Who it is not good for
Investors whose primary goal is the Golden Visa or the 2-year investor visa. Investors who need month-to-month liquidity. Investors who want operational control of the asset. Investors who are uncomfortable with SPV-level governance and the contractual layer between them and the property.
Next step. Run any Dubai project through Oliva's free property scorer or use the Golden Visa calculator to test your purchase against the latest April 2026 visa rules. Every shortlist Oliva produces is generated from RERA, DLD and developer-disclosed data, not from a paid placement model.
Frequently Asked Questions
What is the biggest hidden cost of tokenized real estate?
Layered platform and SPV fees that bring net yield 1-2 percentage points below the marketed gross figure, combined with secondary-market spreads of 5-15% when investors try to exit. Always evaluate net-of-fees IRR.
Can I lose all my money on tokenized real estate?
It is possible.
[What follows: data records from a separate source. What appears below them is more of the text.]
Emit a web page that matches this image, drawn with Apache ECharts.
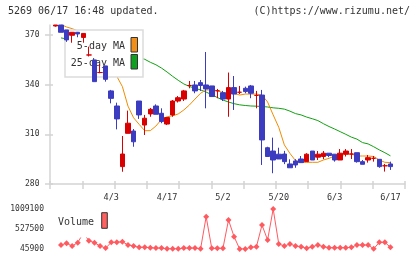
<!DOCTYPE html>
<html><head><meta charset="utf-8">
<script src="https://cdn.jsdelivr.net/npm/echarts@6/dist/echarts.min.js"></script>
<style>html,body{margin:0;padding:0;background:#fff}#c{width:420px;height:259px}</style>
</head><body><div id="c"></div>
<script>
const dates = ['3/19','3/21','3/24','3/25','3/26','3/27','3/28','3/31','4/1','4/2',
  '4/3','4/4','4/7','4/8','4/9','4/10','4/11','4/14','4/15','4/16',
  '4/17','4/18','4/21','4/22','4/23','4/24','4/25','4/28','4/30','5/1',
  '5/2','5/7','5/8','5/9','5/12','5/13','5/14','5/15','5/16','5/19',
  '5/20','5/21','5/22','5/23','5/26','5/27','5/28','5/29','5/30','6/2',
  '6/3','6/4','6/5','6/6','6/9','6/10','6/11','6/12','6/13','6/16','6/17'];
const opens = [375.4,376,373,369.8,371.6,368.5,357.9,354.9,347.3,351.3,
  336.2,327.1,290.5,310.6,312,330.1,315.6,322.3,327.1,322.7,
  316.2,321.7,330.1,331.3,339.5,339.8,341.2,339.8,339.2,336.3,
  335.1,331.3,338.2,335.4,337.8,339.2,333.5,333.7,301.9,299.9,
  298,298.1,292.1,293.9,295.1,293.5,299.9,296.2,296.6,298.6,
  298,294.5,298,298.1,298.9,293.5,294.5,295.5,294.9,291,292.1];
const closes = [376,371.6,367,371.6,370.6,370.9,357.9,341.8,347.3,343.2,
  331.7,319.3,298.1,316.7,305.5,321.7,319.7,325.1,322.1,317.7,
  320.1,330.1,332.1,336.2,339.5,336.2,339.5,337.4,332.8,336.3,
  331.3,338.2,334.3,335.4,335.8,334.8,333.5,306.6,296.6,294.5,
  295.1,293.5,289.8,291.5,292.9,298,294.5,298,298.6,297.2,
  294.5,298.6,299.9,298.1,293.5,291.9,295.9,295.5,290.5,291,290.5];
const lows = [375,371.6,365.8,365.3,368.6,365.3,357,341.8,346.9,341.8,
  328.7,313,287.4,310.6,302.5,319.3,309.6,320.6,322.1,316.7,
  315.6,320.6,329.2,330.1,337.8,334.8,336.2,325.7,332.8,331.8,
  330.1,320.6,324.7,334.3,334.8,331.8,325.7,291.5,296.6,286.5,
  295.1,292,289.8,289.8,292.9,293.5,294.5,294.5,295,296.2,
  293.5,294.5,296.6,295.1,292.9,291.9,292.9,293.5,289.8,287.5,288.5];
const highs = [376,376,373,371.6,371.8,370.9,362.9,354.9,352,351.3,
  336.8,329.1,309,324.3,313.2,330.1,321.7,325.9,328.1,325.7,
  320.1,330.7,333.1,336.8,342.2,342.2,342.8,359.7,339.2,337.4,
  336.2,347.3,345.2,339.2,338.8,339.8,336.2,336.8,302.5,308,
  301.9,300,294.9,295,296.9,298.6,299.9,299.9,299.9,298.6,
  298,301.1,301.1,301.1,298.9,294.5,297.5,296.9,294.9,292.1,293.5];
const ma5 = [null,376.3,374.8,373.8,372.5,371,369,366,362,357,
  351,345,338.8,327,320,316,312.2,312.2,315,319,
  320.6,321.2,322.3,324.7,327.7,331.3,334.8,336.8,336.8,336.3,
  335.2,334.8,334.8,333.7,334.3,334.3,334.3,333.7,329.5,321.7,
  314.2,303.6,298.5,294.1,293.1,293.1,293.1,293.1,294.5,295.5,
  296.9,296.9,298.1,298.1,296.9,296.9,296.9,296.6,294.5,293.1,292.9];
const ma25 = [null,368.2,367.6,367,366.3,365.6,364.8,364,363.2,362.4,
  361.5,360.5,359.5,358.4,357.3,356.3,355.3,353.5,352,350,
  347.6,345,342.6,340.4,338.9,337.8,336.8,335.5,333.9,332.2,
  330.7,329.5,328.5,327.8,327.4,327.1,327,326.8,326.5,326,
  325.7,325.2,324,322.5,321.7,320.4,319.4,318.3,316.4,314.7,
  313.2,311.6,310,308.3,307.1,305,304.2,302.5,300.6,298.9,297];
const volumes = [null,142000,183000,118000,198000,431000,245800,197600,118000,67600,
  207000,207000,221700,142000,118000,86800,86800,77000,67600,67600,
  52000,50000,50000,67600,67600,67600,50000,823700,62000,62000,
  62000,744000,342000,45900,48000,86800,101000,623800,262600,1009100,
  166300,118000,166300,118000,101000,62000,101000,142000,101000,77000,
  77000,77000,77000,86800,142000,142000,142000,50000,207000,207000,86800];
const priceTicks = [280,310,340,370];
const volumeTicks = [45900,527500,1009100];
const labelDates = ['4/3','4/17','5/2','5/20','6/3','6/17'];
const padSlots = ['','',''];

const cats = dates.concat(padSlots);
const candles = dates.map((d,i)=>[opens[i],closes[i],lows[i],highs[i]]);
const FONT = '"DejaVu Sans Mono", monospace';
const GRAY = '#d4d4d4';
const chart = echarts.init(document.getElementById('c'), null, {renderer:'canvas'});
chart.setOption({
  animation:false,
  grid:[
    {left:52.6, right:10, top:25, bottom:75},
    {left:52.6, right:10, top:209, bottom:10},
    {left:50, right:15, top:25, bottom:75}
  ],
  xAxis:[
    {type:'category', gridIndex:0, data:cats, boundaryGap:true,
     axisLine:{show:false}, axisTick:{show:false}, splitLine:{show:false},
     axisLabel:{interval:(i)=>labelDates.indexOf(cats[i])>=0, margin:9,
       fontFamily:FONT, fontSize:8.5, color:'#333'}},
    {type:'category', gridIndex:1, data:cats, boundaryGap:true, show:false},
    {type:'value', gridIndex:2, min:0, max:11, interval:1, position:'bottom',
     axisLine:{show:true, lineStyle:{color:GRAY, width:1.5}},
     axisTick:{show:true, length:5, lineStyle:{color:GRAY, width:1.5}},
     axisLabel:{show:false}, splitLine:{show:false}},
    {type:'value', gridIndex:2, min:0, max:11, interval:1, position:'bottom',
     axisLine:{show:false},
     axisTick:{show:true, inside:true, length:3, lineStyle:{color:GRAY, width:1.5}},
     axisLabel:{show:false}, splitLine:{show:false}}
  ],
  yAxis:[
    {type:'value', gridIndex:0, min:280, max:376, show:false, splitLine:{show:false}},
    {type:'value', gridIndex:1, min:45900, max:1009100,
     axisLine:{show:false}, axisTick:{show:false}, splitLine:{show:false},
     axisLabel:{customValues:volumeTicks, formatter:(v)=>String(v), margin:8.6,
       fontFamily:FONT, fontSize:8, color:'#333'}},
    {type:'value', gridIndex:2, min:280, max:376, position:'left',
     axisLine:{show:true, lineStyle:{color:GRAY, width:1.5}},
     axisTick:{show:true, customValues:priceTicks, length:5, lineStyle:{color:GRAY, width:1.5}},
     axisLabel:{customValues:priceTicks, formatter:(v)=>String(v), margin:10.5,
       fontFamily:FONT, fontSize:8, color:'#333'},
     splitLine:{show:false}},
    {type:'value', gridIndex:2, min:280, max:376, position:'left',
     axisLine:{show:false},
     axisTick:{show:true, inside:true, customValues:priceTicks, length:3, lineStyle:{color:GRAY, width:1.5}},
     axisLabel:{show:false}, splitLine:{show:false}}
  ],
  series:[
    {type:'line', name:'25-day MA', xAxisIndex:0, yAxisIndex:0, data:ma25, symbol:'none',
     lineStyle:{color:'#10a010', width:1}, z:2, silent:true, clip:true},
    {type:'line', name:'5-day MA', xAxisIndex:0, yAxisIndex:0, data:ma5, symbol:'none',
     lineStyle:{color:'#f08c00', width:1}, z:2, silent:true, clip:true},
    {type:'candlestick', xAxisIndex:0, yAxisIndex:0, data:candles, barWidth:5, z:10, clip:true,
     itemStyle:{color:'#d80000', color0:'#3c3cc0', borderColor:'#d80000', borderColor0:'#3c3cc0',
       borderColorDoji:'#d80000', borderWidth:1}},
    {type:'line', name:'Volume', xAxisIndex:1, yAxisIndex:1, data:volumes, symbol:'diamond',
     symbolSize:6, showAllSymbol:true, itemStyle:{color:'#ff5a60'},
     lineStyle:{color:'#ff5a60', width:1}, z:2, silent:true}
  ],
  graphic:[
    {type:'text', x:8, y:11, z:5, style:{text:'5269 06/17 16:48 updated.', font:'10px '+FONT, fill:'#333', verticalAlign:'middle'}},
    {type:'text', x:410, y:11, z:5, style:{text:'(C)https://www.rizumu.net/', font:'10px '+FONT, fill:'#333', align:'right', verticalAlign:'middle'}},
    {type:'rect', z:5, shape:{x:65, y:30, width:78, height:47}, style:{fill:'#fff', stroke:'#dcdcdc', lineWidth:1.5}},
    {type:'text', z:6, x:125, y:46, style:{text:'5-day MA', font:'10px '+FONT, fill:'#333', align:'right', verticalAlign:'middle'}},
    {type:'text', z:6, x:125, y:63.5, style:{text:'25-day MA', font:'10px '+FONT, fill:'#333', align:'right', verticalAlign:'middle'}},
    {type:'rect', z:6, shape:{x:131, y:37.5, width:6.5, height:14.5}, style:{fill:'#f0901a', stroke:'#333', lineWidth:1}},
    {type:'rect', z:6, shape:{x:131, y:54.5, width:6.5, height:14.5}, style:{fill:'#10a020', stroke:'#333', lineWidth:1}},
    {type:'rect', z:5, shape:{x:55, y:209, width:57, height:28.5}, style:{fill:'#fff'}},
    {type:'text', z:6, x:58, y:222, style:{text:'Volume', font:'10px '+FONT, fill:'#333', verticalAlign:'middle'}},
    {type:'rect', z:6, shape:{x:101.7, y:212.7, width:5.6, height:15.6}, style:{fill:'#ff6060', stroke:'#333', lineWidth:1}}
  ]
});
</script></body></html>
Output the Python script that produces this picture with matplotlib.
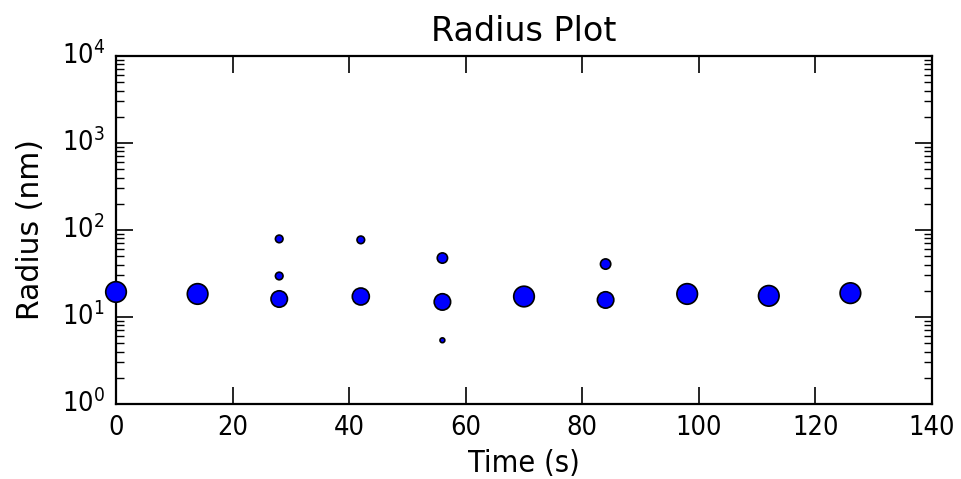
import matplotlib
matplotlib.use("Agg")
import matplotlib.pyplot as plt
import numpy as np

plt.style.use('classic')
plt.rcParams['font.family'] = ['DejaVu Sans']
plt.rcParams['font.stretch'] = 'condensed'

# Data
time_s = [0, 14, 28, 28, 28, 42, 42, 56, 56, 56, 70, 84, 84, 98, 112, 126]
radius_nm = [19.4, 18.4, 16.1, 29.6, 79, 17.2, 77, 14.9, 47.6, 5.4, 17.2, 15.7, 40.6, 18.4, 17.5, 18.8]
marker_area = [220, 220, 140, 30, 30, 150, 30, 140, 55, 12, 220, 140, 55, 220, 220, 220]

fig = plt.figure(figsize=(9.62, 4.79), dpi=100, facecolor='white')
ax = fig.add_axes([0.1206, 0.1566, 0.8482, 0.7265])
ax.set_facecolor('white')

ax.scatter(time_s, radius_nm, s=marker_area, c='#0000ff', edgecolors='black',
           linewidths=1.2, zorder=3, clip_on=False)

ax.set_yscale('log')
ax.set_xlim(0, 140)
ax.set_ylim(1, 1e4)
ax.set_xticks([0, 20, 40, 60, 80, 100, 120, 140])

ax.set_title('Radius Plot', fontsize=24, pad=11, fontstretch='normal')
ax.set_xlabel('Time (s)', fontsize=22, labelpad=6)
ax.set_ylabel('Radius (nm)', fontsize=21.5, labelpad=12, fontstretch='normal')

ax.tick_params(axis='both', which='major', labelsize=19.5, direction='in',
               length=12, width=1.2, top=True, right=True, pad=8)
ax.tick_params(axis='both', which='minor', direction='in', length=6,
               width=1.0, top=True, right=True)
for sp in ax.spines.values():
    sp.set_linewidth(1.6)

fig.savefig('out.png', dpi=100, facecolor='white')
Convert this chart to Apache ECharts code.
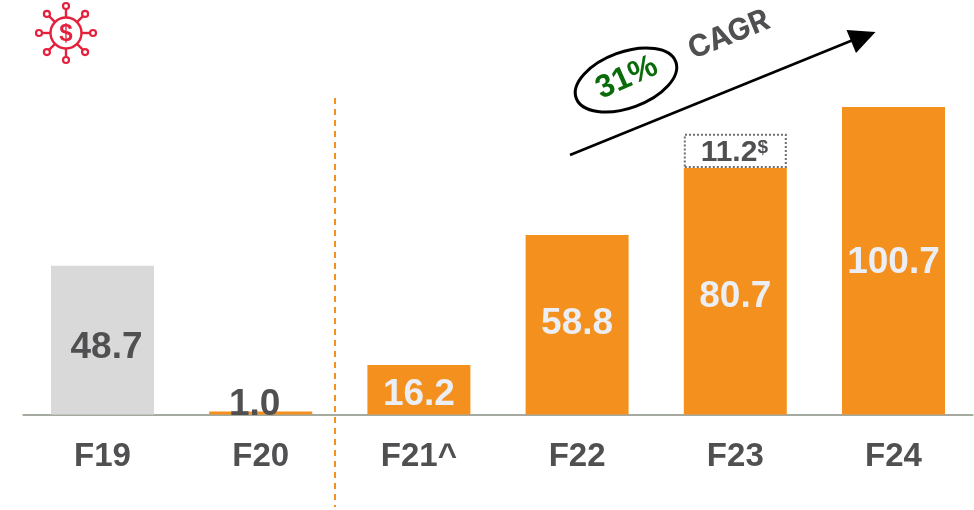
<!DOCTYPE html>
<html>
<head>
<meta charset="utf-8">
<title>Chart</title>
<style>
  html, body { margin: 0; padding: 0; background: #fff; }
  #main { width: 974px; height: 510px; }
</style>
<script src="https://cdn.jsdelivr.net/npm/echarts@6/dist/echarts.min.js"></script>
</head>
<body>
<div id="main"></div>
<script>
const categories = ['F19', 'F20', 'F21^', 'F22', 'F23', 'F24']
const barValues = [48.7, 1.0, 16.2, 58.8, 80.7, 100.7]
const extraValues = [null, null, null, null, 11.2, null]
const axisTicks = [0, 120]
const cagrText = 'CAGR'
const cagrValue = '31%'

const ORANGE = '#f4911e'
const GREY_BAR = '#d9d9d9'
const TEXT = '#505052'
const ICON = '#e5203c'
const FONT = '"Liberation Sans", Arial, sans-serif'

// label tweaks per bar, the reference doesn't centre them exactly
const labelNudge = [[4, 8], [-6, -8], [0, 5], [0, -1], [0, 6], [0, 2]]
const labelColors = [TEXT, TEXT, '#eceef6', '#eceef6', '#eceef6', '#eceef6']

function iconElements () {
  const cx = 66
  const cy = 33
  const stroke = { stroke: ICON, lineWidth: 2.4, fill: 'none' }
  const els = [
    { type: 'circle', shape: { cx, cy, r: 15.5 }, style: stroke },
    {
      type: 'text',
      x: cx,
      y: cy + 1,
      style: { text: '$', font: 'bold 24px ' + FONT, fill: ICON, align: 'center', verticalAlign: 'middle' }
    }
  ]
  for (let i = 0; i < 8; i++) {
    const a = i * Math.PI / 4
    const dx = Math.cos(a)
    const dy = Math.sin(a)
    els.push({
      type: 'line',
      shape: { x1: cx + dx * 15.5, y1: cy + dy * 15.5, x2: cx + dx * 24, y2: cy + dy * 24 },
      style: stroke
    })
    els.push({
      type: 'circle',
      shape: { cx: cx + dx * 27, cy: cy + dy * 27, r: 3 },
      style: { stroke: ICON, lineWidth: 2.2, fill: '#fff' }
    })
  }
  return els
}

const tilt = 22 * Math.PI / 180

const chart = echarts.init(document.getElementById('main'), null, { renderer: 'canvas' })
chart.setOption({
  animation: false,
  backgroundColor: '#fff',
  textStyle: { fontFamily: FONT },
  grid: { left: 23.4, right: 1.4, top: 48, height: 366.5, containLabel: false },
  xAxis: {
    type: 'category',
    data: categories,
    axisTick: { show: false },
    axisLine: { lineStyle: { color: '#a4aaa0', width: 2 } },
    axisLabel: { color: TEXT, fontSize: 33, fontWeight: 'bold', fontFamily: FONT, margin: 26 }
  },
  yAxis: {
    type: 'value',
    min: axisTicks[0],
    max: axisTicks[1],
    show: false
  },
  series: [
    {
      name: 'base',
      type: 'bar',
      stack: 'total',
      barWidth: 103,
      data: barValues.map((v, i) => ({
        value: v,
        itemStyle: { color: i === 0 ? GREY_BAR : ORANGE },
        label: {
          show: true,
          position: 'inside',
          offset: labelNudge[i],
          color: labelColors[i],
          fontSize: 37,
          fontWeight: 'bold',
          fontFamily: FONT,
          formatter: p => p.value.toFixed(1)
        }
      }))
    },
    {
      name: 'extra',
      type: 'bar',
      stack: 'total',
      barWidth: 103,
      itemStyle: { color: '#fff', borderColor: '#6f6f6f', borderWidth: 2, borderType: [2, 2] },
      label: {
        show: true,
        position: 'inside',
        offset: [-1, 2],
        formatter: p => p.value == null ? '' : '{v|' + p.value.toFixed(1) + '}{s|$}',
        rich: {
          v: { fontSize: 30, fontWeight: 'bold', color: TEXT, fontFamily: FONT },
          s: { fontSize: 19, fontWeight: 'bold', color: TEXT, fontFamily: FONT, verticalAlign: 'top', lineHeight: 30 }
        }
      },
      data: extraValues
    }
  ],
  graphic: [
    ...iconElements(),
    {
      type: 'line',
      shape: { x1: 335, y1: 98, x2: 335, y2: 507 },
      style: { stroke: ORANGE, lineWidth: 2, lineDash: [6, 5] }
    },
    {
      type: 'line',
      shape: { x1: 570, y1: 155, x2: 858, y2: 38 },
      style: { stroke: '#000', lineWidth: 2.5 }
    },
    {
      type: 'polygon',
      shape: { points: [[875.5, 32], [846.5, 30], [856, 53]] },
      style: { fill: '#000' }
    },
    {
      type: 'ellipse',
      x: 626,
      y: 80,
      rotation: 20 * Math.PI / 180,
      shape: { cx: 0, cy: 0, rx: 53, ry: 28 },
      style: { stroke: '#000', lineWidth: 3, fill: '#fff' }
    },
    {
      type: 'text',
      x: 627,
      y: 78,
      rotation: 24 * Math.PI / 180,
      style: {
        text: cagrValue,
        font: 'bold 32px ' + FONT,
        fill: '#0b6b0b',
        align: 'center',
        verticalAlign: 'middle'
      }
    },
    {
      type: 'text',
      x: 729,
      y: 35,
      rotation: tilt,
      style: {
        text: cagrText,
        font: 'bold 30px Inter, ' + FONT,
        fill: TEXT,
        align: 'center',
        verticalAlign: 'middle'
      }
    }
  ]
})
window.addEventListener('resize', () => chart.resize())
</script>
</body>
</html>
Single-asset risk, SPV insolvency, platform failure and regulatory action are all real loss vectors. Diversification across tokens, regulated platforms and audited custodians reduce but do not eliminate the risk.
Do tokens count for Golden Visa?
No. The Golden Visa requires a property in the investor's name on the DLD title deed (or Oqood for off-plan). Token holdings do not satisfy this test as of 2026.
How do I sell tokens if I want out?
Through the platform's secondary venue if one exists. Liquidity is typically thin in 2026, with multi-day or multi-week settlement. Investors should plan for a multi-year hold.
Are tokenized properties cheaper than direct ownership?
On a per-AED-deployed basis, tokens often look cheaper because of the low minimum ticket. On a net-of-fees IRR basis, direct ownership frequently wins because token platforms layer in operating costs.
Is tokenized real estate a passive investment?
More passive than direct landlording but not zero-touch. Investors still need to evaluate the platform, the SPV documents, the underlying asset and the regulatory regime. Treat it as a regulated security purchase, not a savings account.